(What is needed) Find all the lines with "chart" and gather them.

(Provided data)
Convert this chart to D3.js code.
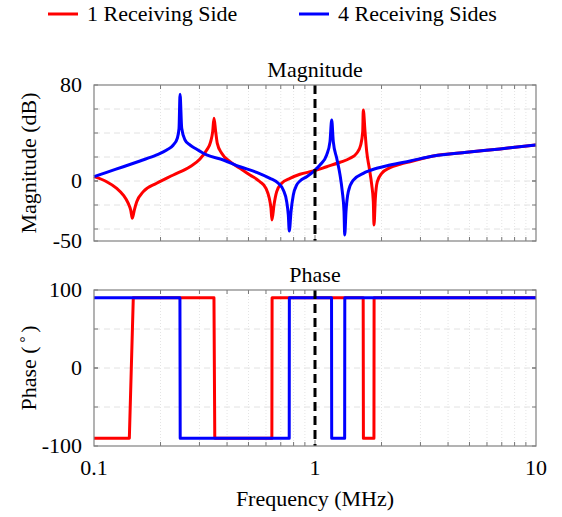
<!DOCTYPE html>
<html>
<head>
<meta charset="utf-8">
<script src="https://cdn.jsdelivr.net/npm/d3@7"></script>
<style>
  body { margin: 0; background: #fff; }
  svg text { font-family: "Liberation Serif", "DejaVu Serif", serif !important; }
</style>
</head>
<body>
<svg id="chart" width="562" height="517"></svg>
<script>
// magnitude (dB) vs frequency (MHz)
var redMag = [
  [0.1, 3.6], [0.1141, -0.6], [0.1267, -6.1], [0.1357, -11.7], [0.1429, -18.6], [0.1466, -24.2],
  [0.1491, -31.1], [0.1522, -24.2], [0.1561, -17.3], [0.1671, -8.9], [0.1921, -1.9],
  [0.2285, 5], [0.2719, 11.9], [0.3018, 18.3], [0.3236, 25.8], [0.3373, 32.8], [0.3444, 41.1],
  [0.3491, 52.2], [0.3553, 41.1], [0.3613, 31.4], [0.3783, 23.1], [0.4125, 16.1],
  [0.4577, 10.6], [0.508, 5], [0.5638, -0.6], [0.6, -6.1], [0.6211, -14.4], [0.6322, -22.8],
  [0.6388, -32.5], [0.6523, -20], [0.6709, -8.9], [0.7067, -1.9], [0.7706, 2.2],
  [0.8553, 5.6], [0.9825, 8.3], [1.129, 11.9], [1.298, 15.6], [1.44, 18.9], [1.544, 23.1],
  [1.61, 30], [1.644, 41.1], [1.654, 59.2], [1.684, 41.1], [1.714, 24.4], [1.761, 10.6],
  [1.806, -3.3], [1.836, -17.3], [1.849, -36.7], [1.875, -14.4], [1.914, -0.6],
  [2.004, 6.4], [2.185, 11.1], [2.425, 13.9], [2.691, 16.1], [3.43, 20.8], [4.859, 23.9],
  [6.873, 26.7], [10, 30]
];
var blueMag = [
  [0.1, 3.6], [0.1141, 7.25], [0.1357, 11.9], [0.1615, 16.7], [0.1921, 21.7], [0.2133, 25.8],
  [0.2285, 30], [0.2382, 35.6], [0.2425, 43.9], [0.2451, 72.2], [0.2494, 43.9],
  [0.2581, 34.2], [0.2719, 30], [0.2915, 26.4], [0.3236, 21.7], [0.3847, 17.5],
  [0.4577, 11.9], [0.5447, 7.25], [0.6257, 2.2], [0.6823, -1.9], [0.7187, -7.5],
  [0.7446, -17.3], [0.7572, -28.3], [0.765, -41.7], [0.7788, -25.6], [0.7977, -11.7],
  [0.8265, -3.3], [0.8553, 0], [0.9172, 3.6], [0.9897, 8.3], [1.053, 13.3], [1.129, 21.7],
  [1.169, 32.8], [1.19, 50.8], [1.21, 32.8], [1.254, 18.9], [1.298, 5], [1.329, -8.9],
  [1.353, -25.6], [1.363, -45], [1.381, -25.6], [1.415, -8.9], [1.491, 0.8], [1.654, 6.4],
  [1.902, 10.6], [2.185, 13.3], [2.691, 16.7], [3.43, 20.8], [4.859, 23.9], [6.873, 26.7],
  [10, 30]
];
// phase (deg) vs frequency (MHz)
var redPhase = [
  [0.1, -90], [0.1445, -90], [0.1506, 90], [0.349, 90], [0.352, -90], [0.638, -90],
  [0.6395, 90], [1.652, 90], [1.656, -90], [1.848, -90], [1.851, 90], [10, 90]
];
var bluePhase = [
  [0.1, 90], [0.2448, 90], [0.2455, -90], [0.7645, -90], [0.7655, 90], [1.188, 90],
  [1.19, -90], [1.362, -90], [1.364, 90], [10, 90]
];
var magTicks = [-50, 0, 80];
var magGrid = [-40, -20, 0, 20, 40, 60];
var phaseTicks = [-100, 0, 100];
var phaseGrid = [-50, 0, 50];
var freqTicks = [0.1, 1, 10];
var seriesNames = ["1 Receiving Side", "4 Receiving Sides"];
var seriesColors = ["#ff0000", "#0000ff"];

var svg = d3.select("#chart");
var left = 94, right = 536;
var serif = "'Liberation Serif', 'DejaVu Serif', serif";

var x = d3.scaleLog().domain([0.1, 10]).range([left, right]);
var minorF = [];
[0.1, 1].forEach(function(d) {
  for (var k = 2; k <= 9; k++) minorF.push(d * k);
});

function label(sel) {
  return sel.attr("font-family", serif).style("font-family", serif).style("font-size", "22px");
}

function panel(top, bottom, domain, ticks, grid, data, curve, title, ylabel, showX) {
  var y = d3.scaleLinear().domain(domain).range([bottom, top]);
  var g = svg.append("g");

  // grid
  g.selectAll("line.vgrid").data(minorF).enter().append("line")
    .attr("x1", function(d) { return x(d); }).attr("x2", function(d) { return x(d); })
    .attr("y1", top).attr("y2", bottom)
    .attr("stroke", "#e4e4e4").attr("stroke-width", 1).attr("stroke-dasharray", "1,2");
  g.selectAll("line.hgrid").data(grid).enter().append("line")
    .attr("x1", left).attr("x2", right)
    .attr("y1", function(d) { return y(d); }).attr("y2", function(d) { return y(d); })
    .attr("stroke", "#e2e2e2").attr("stroke-width", 1).attr("stroke-dasharray", "6,4");

  // tick marks inside the box
  minorF.concat([1]).forEach(function(d) {
    var len = d === 1 ? 6 : 4;
    g.append("line").attr("x1", x(d)).attr("x2", x(d)).attr("y1", bottom).attr("y2", bottom - len)
      .attr("stroke", "#777");
    g.append("line").attr("x1", x(d)).attr("x2", x(d)).attr("y1", top).attr("y2", top + len)
      .attr("stroke", "#777");
  });
  grid.concat(ticks).forEach(function(d) {
    g.append("line").attr("x1", left).attr("x2", left + 4).attr("y1", y(d)).attr("y2", y(d)).attr("stroke", "#777");
    g.append("line").attr("x1", right).attr("x2", right - 4).attr("y1", y(d)).attr("y2", y(d)).attr("stroke", "#777");
  });

  // curves, blue drawn last so it sits on top
  var line = d3.line().curve(curve)
    .x(function(d) { return x(d[0]); }).y(function(d) { return y(d[1]); });
  data.forEach(function(s, i) {
    g.append("path").datum(s).attr("d", line)
      .attr("fill", "none").attr("stroke", seriesColors[i]).attr("stroke-width", 3)
      .attr("stroke-linejoin", "round");
  });

  // 1 MHz marker
  g.append("line").attr("x1", x(1)).attr("x2", x(1)).attr("y1", top).attr("y2", bottom)
    .attr("stroke", "#000").attr("stroke-width", 3).attr("stroke-dasharray", "9,5");

  g.append("rect").attr("x", left).attr("y", top).attr("width", right - left).attr("height", bottom - top)
    .attr("fill", "none").attr("stroke", "#808080").attr("stroke-width", 1.2);

  // labels
  label(g.selectAll("text.yt").data(ticks).enter().append("text"))
    .attr("x", left - 12).attr("y", function(d) { return y(d) + 7; })
    .attr("text-anchor", "end")
    .text(function(d) { return d; });
  label(g.append("text")).attr("x", (left + right) / 2).attr("y", top - 8)
    .attr("text-anchor", "middle").text(title);
  var yl = label(g.append("text"))
    .attr("transform", "translate(36," + ((top + bottom) / 2) + ") rotate(-90)")
    .attr("text-anchor", "middle");
  ylabel(yl);

  if (showX) {
    label(g.selectAll("text.xt").data(freqTicks).enter().append("text"))
      .attr("x", function(d) { return x(d); }).attr("y", bottom + 29)
      .attr("text-anchor", "middle")
      .text(function(d) { return d; });
  }
}

panel(85, 241, [-50, 80], magTicks, magGrid, [redMag, blueMag], d3.curveMonotoneX, "Magnitude",
  function(t) { t.text("Magnitude (dB)"); }, false);
panel(290, 446, [-100, 100], phaseTicks, phaseGrid, [redPhase, bluePhase], d3.curveLinear, "Phase",
  function(t) {
    t.append("tspan").text("Phase (");
    t.append("tspan").attr("dy", -6).style("font-size", "15px").text(" \u00B0 ");
    t.append("tspan").attr("dy", 6).text(")");
  }, true);

label(svg.append("text")).attr("x", (left + right) / 2).attr("y", 506)
  .attr("text-anchor", "middle").text("Frequency (MHz)");

// legend
var legendX = [48, 299];
seriesNames.forEach(function(name, i) {
  svg.append("line").attr("x1", legendX[i]).attr("x2", legendX[i] + 30).attr("y1", 14).attr("y2", 14)
    .attr("stroke", seriesColors[i]).attr("stroke-width", 3);
  label(svg.append("text")).attr("x", legendX[i] + 39).attr("y", 21).text(name);
});
</script>
</body>
</html>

(Exercise response)
Convert this chart to D3.js code.
<svg id="chart" width="562" height="517"></svg>
var svg = d3.select("#chart");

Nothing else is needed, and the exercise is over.